[Data shown]
********************

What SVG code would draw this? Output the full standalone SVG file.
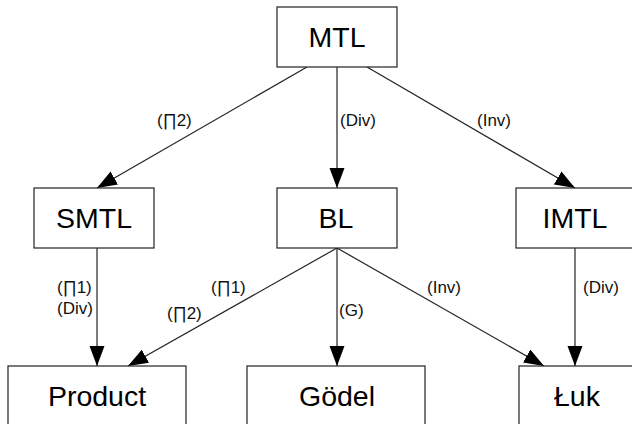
<svg xmlns="http://www.w3.org/2000/svg" width="632" height="424" viewBox="0 0 632 424">
<style>
.box{fill:#fff;stroke:#222;stroke-width:1.2}
.nt{font-family:"Liberation Sans",Arial,sans-serif;font-size:28.5px;fill:#000;text-anchor:middle}
.lb{font-family:"Liberation Sans",Arial,sans-serif;font-size:17px;fill:#111}
.ln{stroke:#222;stroke-width:1.2;fill:none;marker-end:url(#ah)}
</style>
<defs>
<marker id="ah" markerUnits="userSpaceOnUse" markerWidth="20" markerHeight="16" refX="20" refY="7.5" orient="auto">
<path d="M0,0 L20,7.5 L0,15 z" fill="#000"/>
</marker>
</defs>
<rect width="632" height="424" fill="#fff"/>
<g id="connectors">
<line class="ln" x1="307" y1="67" x2="97" y2="188"/>
<line class="ln" x1="337" y1="67" x2="337" y2="188"/>
<line class="ln" x1="367" y1="67" x2="575" y2="188"/>
<line class="ln" x1="97" y1="248" x2="97" y2="366"/>
<line class="ln" x1="337" y1="248" x2="128" y2="366"/>
<line class="ln" x1="337" y1="248" x2="337" y2="366"/>
<line class="ln" x1="337" y1="248" x2="544" y2="366"/>
<line class="ln" x1="575" y1="248" x2="575" y2="366"/>
<text class="lb" x="157" y="126">(∏2)</text>
<text class="lb" x="340" y="126">(Div)</text>
<text class="lb" x="477" y="126">(Inv)</text>
<text class="lb" x="57" y="293">(∏1)</text>
<text class="lb" x="57" y="314">(Div)</text>
<text class="lb" x="211" y="293">(∏1)</text>
<text class="lb" x="167" y="319">(∏2)</text>
<text class="lb" x="339" y="316">(G)</text>
<text class="lb" x="427" y="293">(Inv)</text>
<text class="lb" x="583" y="293">(Div)</text>
</g>
<g id="MTL"><rect class="box" x="277" y="7" width="120" height="60"/><text class="nt" x="337" y="47">MTL</text></g>
<g id="SMTL"><rect class="box" x="34" y="188" width="120" height="60"/><text class="nt" x="94" y="228">SMTL</text></g>
<g id="BL"><rect class="box" x="277" y="188" width="120" height="60"/><text class="nt" x="336" y="228">BL</text></g>
<g id="IMTL"><rect class="box" x="516" y="188" width="120" height="60"/><text class="nt" x="575" y="228">IMTL</text></g>
<g id="Product"><rect class="box" x="8" y="366" width="178" height="60"/><text class="nt" x="97" y="406">Product</text></g>
<g id="Godel"><rect class="box" x="247" y="366" width="178" height="60"/><text class="nt" x="337" y="406">Gödel</text></g>
<g id="Luk"><rect class="box" x="519" y="366" width="178" height="60"/><text class="nt" x="577" y="406">Łuk</text></g>
</svg>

********************

[Set problem] Reproduce every line exactly and omit all pictures.

[Task result]
What SVG code would draw this? Output the full standalone SVG file.
<svg xmlns="http://www.w3.org/2000/svg" width="632" height="424" viewBox="0 0 632 424">
<style>
.box{fill:#fff;stroke:#222;stroke-width:1.2}
.nt{font-family:"Liberation Sans",Arial,sans-serif;font-size:28.5px;fill:#000;text-anchor:middle}
.lb{font-family:"Liberation Sans",Arial,sans-serif;font-size:17px;fill:#111}
.ln{stroke:#222;stroke-width:1.2;fill:none;marker-end:url(#ah)}
</style>
<defs>
<marker id="ah" markerUnits="userSpaceOnUse" markerWidth="20" markerHeight="16" refX="20" refY="7.5" orient="auto">
<path d="M0,0 L20,7.5 L0,15 z" fill="#000"/>
</marker>
</defs>
<rect width="632" height="424" fill="#fff"/>
<g id="connectors">
<line class="ln" x1="307" y1="67" x2="97" y2="188"/>
<line class="ln" x1="337" y1="67" x2="337" y2="188"/>
<line class="ln" x1="367" y1="67" x2="575" y2="188"/>
<line class="ln" x1="97" y1="248" x2="97" y2="366"/>
<line class="ln" x1="337" y1="248" x2="128" y2="366"/>
<line class="ln" x1="337" y1="248" x2="337" y2="366"/>
<line class="ln" x1="337" y1="248" x2="544" y2="366"/>
<line class="ln" x1="575" y1="248" x2="575" y2="366"/>
<text class="lb" x="157" y="126">(∏2)</text>
<text class="lb" x="340" y="126">(Div)</text>
<text class="lb" x="477" y="126">(Inv)</text>
<text class="lb" x="57" y="293">(∏1)</text>
<text class="lb" x="57" y="314">(Div)</text>
<text class="lb" x="211" y="293">(∏1)</text>
<text class="lb" x="167" y="319">(∏2)</text>
<text class="lb" x="339" y="316">(G)</text>
<text class="lb" x="427" y="293">(Inv)</text>
<text class="lb" x="583" y="293">(Div)</text>
</g>
<g id="MTL"><rect class="box" x="277" y="7" width="120" height="60"/><text class="nt" x="337" y="47">MTL</text></g>
<g id="SMTL"><rect class="box" x="34" y="188" width="120" height="60"/><text class="nt" x="94" y="228">SMTL</text></g>
<g id="BL"><rect class="box" x="277" y="188" width="120" height="60"/><text class="nt" x="336" y="228">BL</text></g>
<g id="IMTL"><rect class="box" x="516" y="188" width="120" height="60"/><text class="nt" x="575" y="228">IMTL</text></g>
<g id="Product"><rect class="box" x="8" y="366" width="178" height="60"/><text class="nt" x="97" y="406">Product</text></g>
<g id="Godel"><rect class="box" x="247" y="366" width="178" height="60"/><text class="nt" x="337" y="406">Gödel</text></g>
<g id="Luk"><rect class="box" x="519" y="366" width="178" height="60"/><text class="nt" x="577" y="406">Łuk</text></g>
</svg>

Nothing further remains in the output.